Message to shareholders
The Kudelski Group experienced a mixed year in 2010. Despite sovereign debt crises in several eurozone countries and a spectacular rise in the Swiss franc, which contributed to a particularly unstable operating environment, we delivered strong financial results.
Total revenues and other operating income for the reporting period stood at CHF 1.069 billion, with operating income at CHF 110 million and net income at CHF 66.7 million.
The changeover to the service-based business model implemented over the previous two years paid off, strengthening our overall position. Our installed based for service-mode cards and modules grew by 15% in 2010 to a total of 69.4 million units, ensuring a strong, stable and recurring revenue base for the Group going forward.
The 2010 reporting period also saw the full integration of OpenTV within the Group, as well as the strengthening of our middleware and user interface R&D teams. As expected, the development efforts currently underway to bring the next generations of interactive solutions to market are proving to be substantial. However, this area should return to profitability in 2012.
With regard to our overall strategy, we experienced the first concrete examples of the anticipated convergence between digital TV, telecoms and IT in 2010. Convergence is often seen as a risk for established operators, but it also represents an extraordinary opportunity to develop new generations of solutions and open up new horizons for consumers.
In a convergence-driven environment, quality and simplicity count. Here, we feel we are in a strong position, thanks to the experience accumulated by our various teams working in digital TV, telecoms and IT over the last decade. The awards we have won for our innovations testify to our strength in this new, interconnected environment. To cite only two examples, the Kudelski Group won awards at IBC 2010 and TV Innovation for our Persistent Rights Management and Next User Experience extended security solutions.
Keeping pace with the new “super digital ecosystem” that convergence has produced will require intense R&D efforts going forward –and these are efforts we intend to make.
However, convergence is not the only potential revenue driver for the Group in the years ahead. Other opportunities are out there, for example the accelerating growth trend in emerging markets, even as developed economies are showing weak growth.
We have been active internationally for decades. Historically, our main revenue streams have come from developed countries, but this situation is now fundamentally changing. Emerging markets are playing an increasingly important role in the global economy, as is illustrated by the fact that China has become the world’s second-largest economy.
Brazil is another example of this paradigm shift toward emerging markets.
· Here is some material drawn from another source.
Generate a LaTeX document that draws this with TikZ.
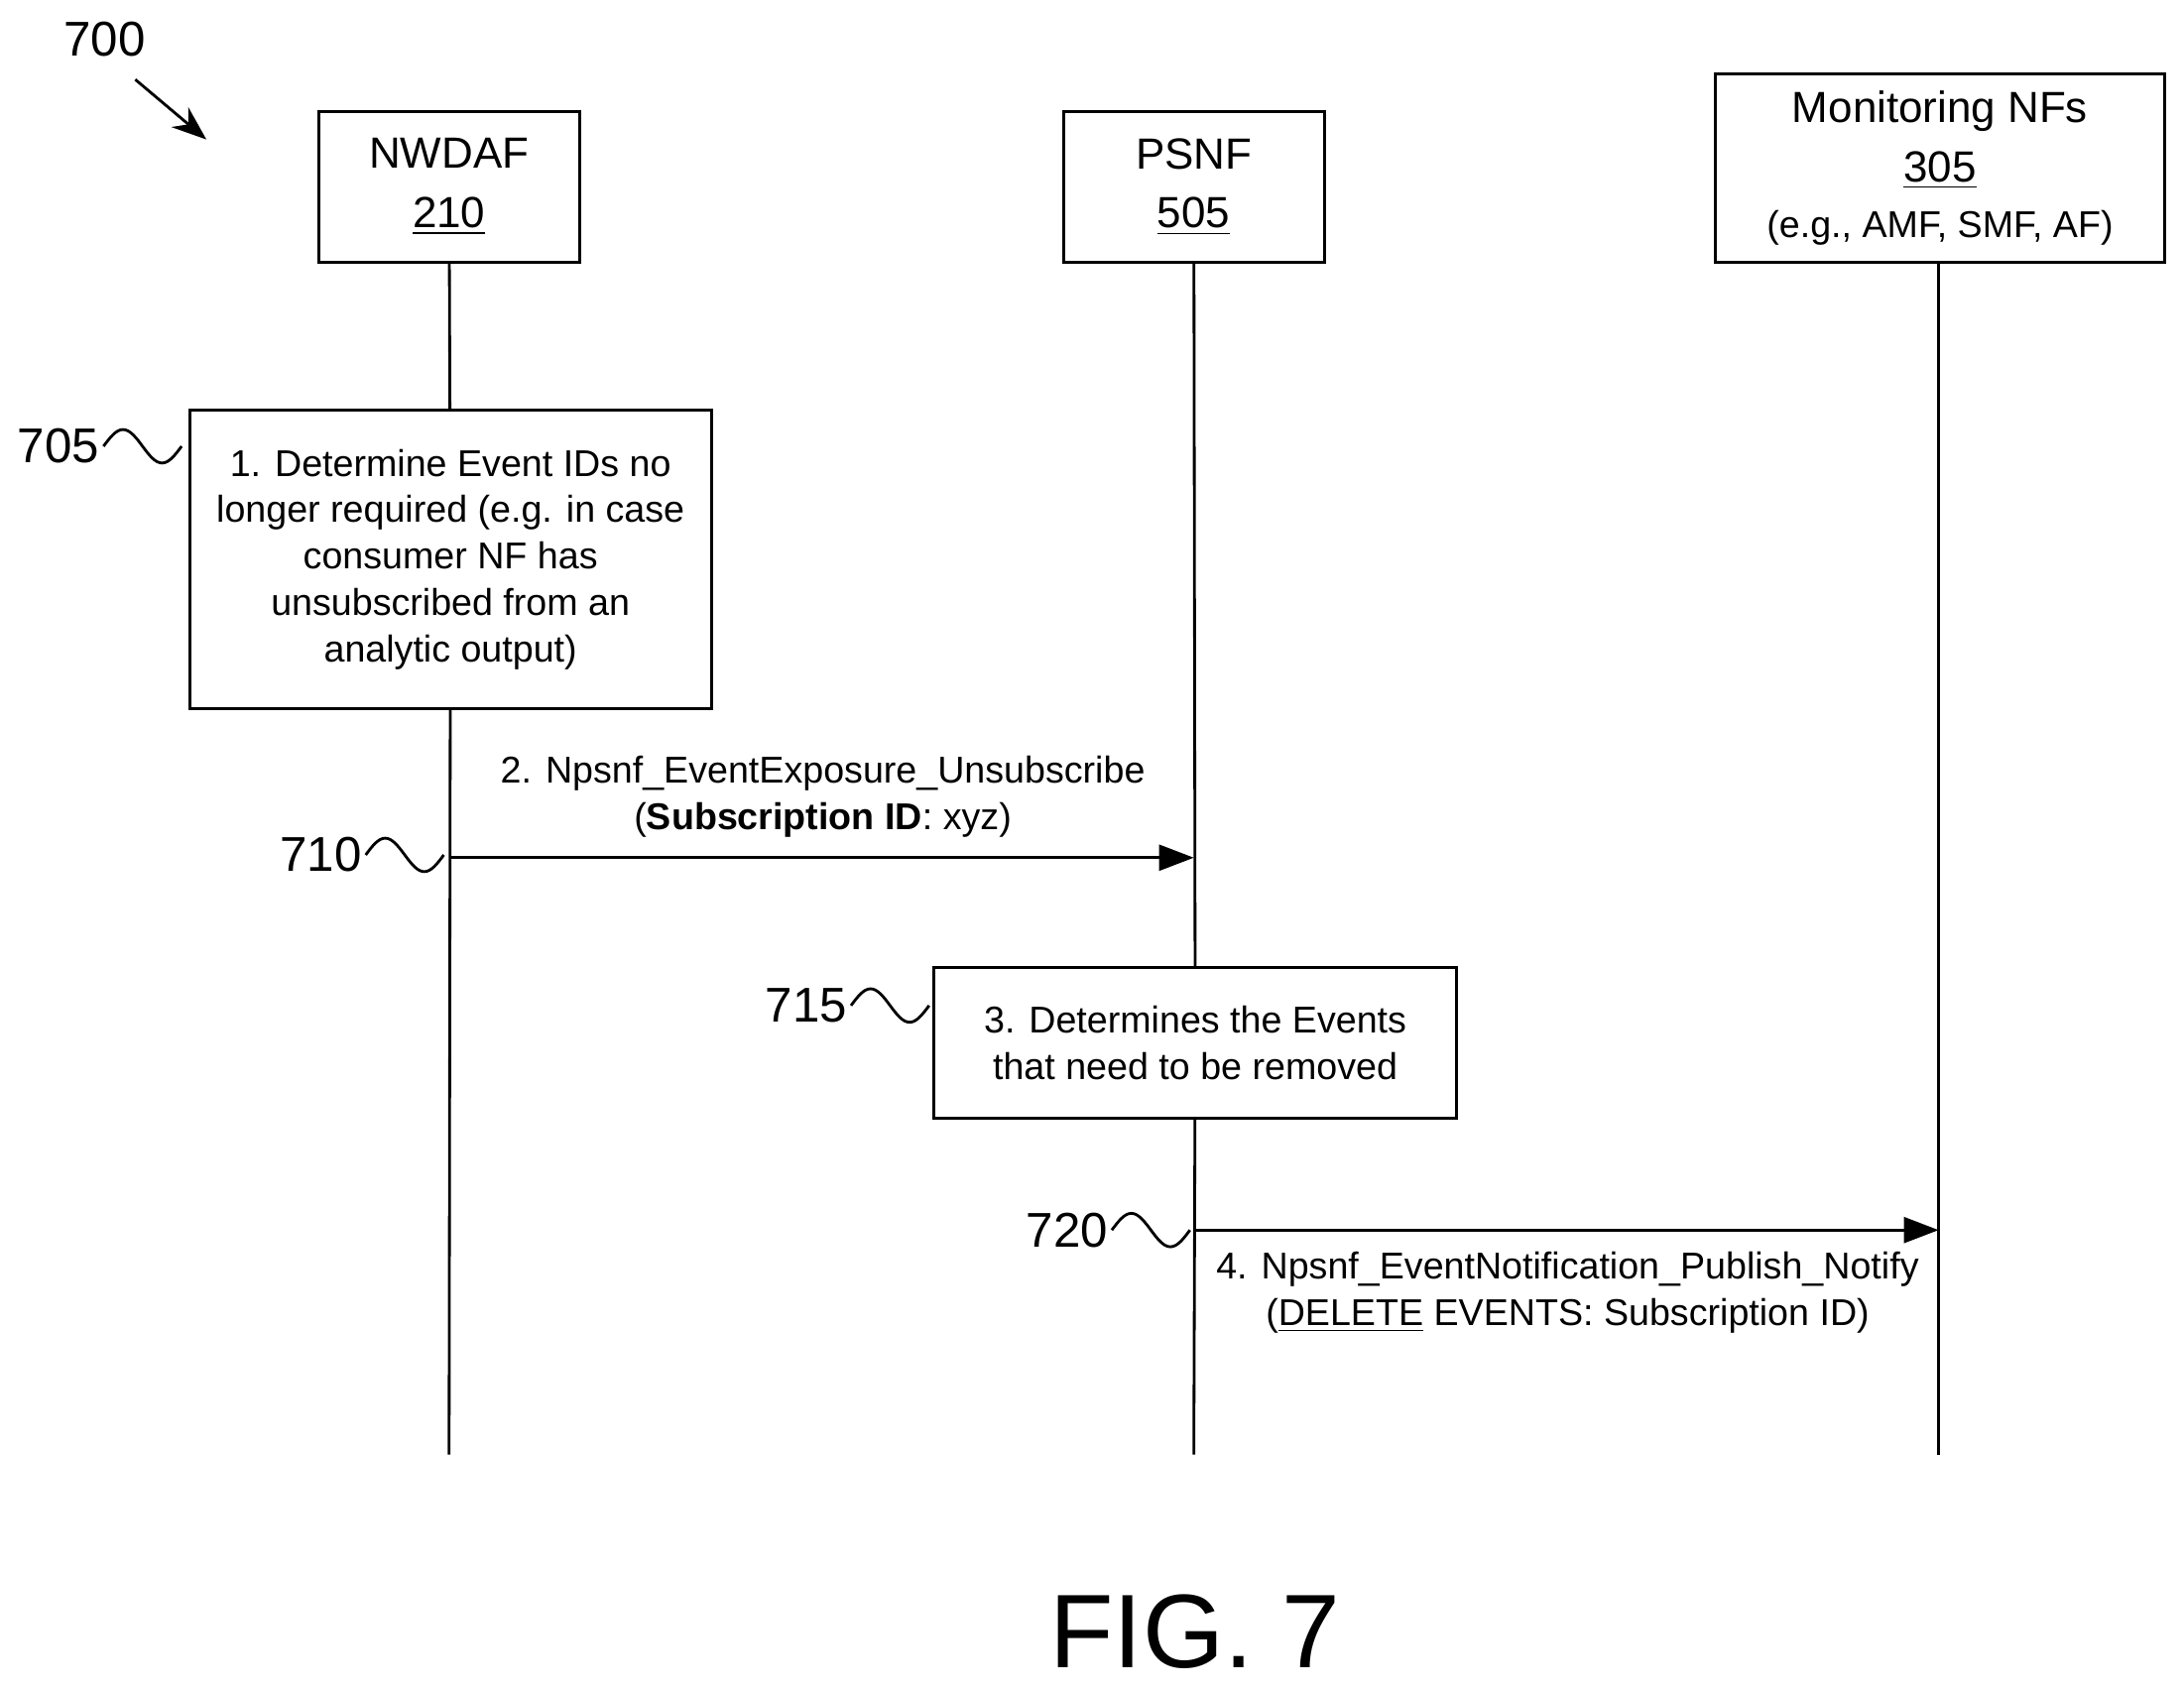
\documentclass[tikz,border=0pt]{standalone}
\usepackage{fontspec}
\setmainfont{Liberation Sans}
\usetikzlibrary{arrows.meta,positioning,calc}

\begin{document}
\begin{tikzpicture}
[x=0.01406cm,y=-0.01406cm,
    ent/.style={draw,thick,align=center,font=\fontsize{12.5}{15}\selectfont,inner sep=0pt},
    action/.style={draw,thick,align=center,font=\fontsize{10.7}{13.3}\selectfont,inner sep=0pt},
    msg/.style={align=center,font=\fontsize{10.7}{13.3}\selectfont,inner sep=1pt},
    ref/.style={font=\fontsize{14}{16}\selectfont,inner sep=1pt},
    life/.style={thick},
    call/.style={thick,-{Triangle[length=3.5mm,width=2.6mm]}},
    squig/.style={thick}]
\useasboundingbox (0,0) rectangle (1566,1213);

%% entities
\node[ent,minimum width=187*0.01406cm,minimum height=108*0.01406cm] (nwdaf) at (322,134) {NWDAF\\[2pt]\underline{210}};
\node[ent,minimum width=187*0.01406cm,minimum height=108*0.01406cm] (psnf) at (856,134) {PSNF\\[2pt]\underline{505}};
\node[ent,minimum width=322*0.01406cm,minimum height=135*0.01406cm] (mon) at (1391,120.5) {Monitoring NFs\\[2pt]\underline{305}\\[1pt]{\fontsize{10.7}{13}\selectfont (e.g., AMF, SMF, AF)}};

\coordinate (nwdafEnd) at (322,1043);
\coordinate (psnfEnd) at (856,1043);
\coordinate (monEnd) at (1390,1043);

%% steps
\node[action,minimum width=374*0.01406cm,minimum height=214*0.01406cm] (s1) at (323,401) {1. Determine Event IDs no\\longer required (e.g. in case\\consumer NF has\\unsubscribed from an\\analytic output)};
\node[action,minimum width=375*0.01406cm,minimum height=108*0.01406cm] (s3) at (857,748) {3. Determines the Events\\that need to be removed};

%% lifelines
\draw[life] (nwdaf) -- (s1);
\draw[life] (s1) -- (nwdafEnd);
\draw[life] (psnf) -- (s3);
\draw[life] (s3) -- (psnfEnd);
\draw[life] (mon.south-|monEnd) -- (monEnd);

%% messages
\coordinate (m2a) at (322,615);
\coordinate (m2b) at (856,615);
\draw[call] (m2a) -- (m2b);
\node[msg] (t2) at (590,571) {2. Npsnf\_EventExposure\_Unsubscribe\\(\textbf{Subscription ID}: xyz)};

\coordinate (m4a) at (856,882);
\coordinate (m4b) at (1390,882);
\draw[call] (m4a) -- (m4b);
\node[msg] (t4) at (1124,927) {4. Npsnf\_EventNotification\_Publish\_Notify\\(\underline{DELETE} EVENTS: Subscription ID)};

%% reference numerals
\node[ref] (n700) at (75,28) {700};
\coordinate (a700) at (97,57);
\coordinate (b700) at (148,100);
\draw[thick,-{Stealth[length=3.5mm]}] (a700) -- (b700);
\node[ref] (n705) at (42,320) {705};
\node[ref] (n710) at (230,613) {710};
\node[ref] (n715) at (578,721) {715};
\node[ref] (n720) at (765,882) {720};
\foreach \n in {705,710,715,720}
  \draw[squig] (n\n.east) sin ++(14,-12) cos ++(14,12) sin ++(14,12) cos ++(14,-12);

\node[font=\fontsize{30}{34}\selectfont] (fig) at (857,1170) {FIG. 7};
\end{tikzpicture}
\end{document}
We grew our revenues in Brazil by 100% in 2010, and that country is now one of our top seven markets.
The trend observed during the second half of 2010 has continued into 2011, and this has led Management to adopt a series of initiatives designed to boost revenues and enhance profitability. The following measures have already been initiated:
- A dedicated emerging-markets team has been created in order to leverage the growth potential of these regions. We intend to offer solutions specifically designed for these markets so as to maximize medium- and long-term growth. This unit has been up and running since late 2010.
- The geographical footprint of our teams has been adjusted, with the creation of a new R&D unit in India, as well as growth in our China- and India-based teams. This will lower unit costs, allowing us to be more competitive in emerging markets.
- We have rolled out a series of cost-cutting measures designed to both compensate for unfavorable currency movements and bring our cost structures into line with revenue streams. Concretely, our more expensive service providers are being systematically replaced by our India- and China-based teams.
- We are undertaking a comprehensive review of our activities. In line with the Group’s medium- and long-term strategy, some current areas of operation could be merged, sold, or dropped, while other areas will be strengthened and new areas developed. The Group will increasingly resort to strategic partnerships in order to round out its offering in areas that are non-core but nonetheless complementary to our businesses.
In addition, we will take a more targeted approach to innovation. Here, the idea will be to sharpen the focus on the Group’s medium- and long-term potential, with an eye to keeping R&D cost growth below top-line growth over the medium term. This will result in a structural improvement in our profitability and enhance our competitive position in emerging markets.
There will be many challenges in 2011. We will have to gain pace in emerging markets and counter the impact of the rise in the Swiss franc. We are positioning ourselves to meet these challenges by growing revenues while reducing costs.
Finally, 2011 has a certain symbolic value at Kudelski Group, since the company was founded 60 years ago this year. For six decades, innovation has been at the heart of our corporate culture. It is this very innovation that has allowed us to reinvent the company several times over the last few decades: the Kudelski Group has proved strong and durable through changing environments, yet flexible enough to meet new challenges successfully.
Based on our 2010 financials and our medium-term outlook, the Board of Directors will propose a dividend of CHF 0.30 per bearer share and CHF 0.03 per registered share for approval by the shareholders at our upcoming annual general meeting.
On behalf of the Board, I would like to thank our clients, our teams, and you, our shareholders, for your continuing trust. It is this trust that is our strongest source of motivation.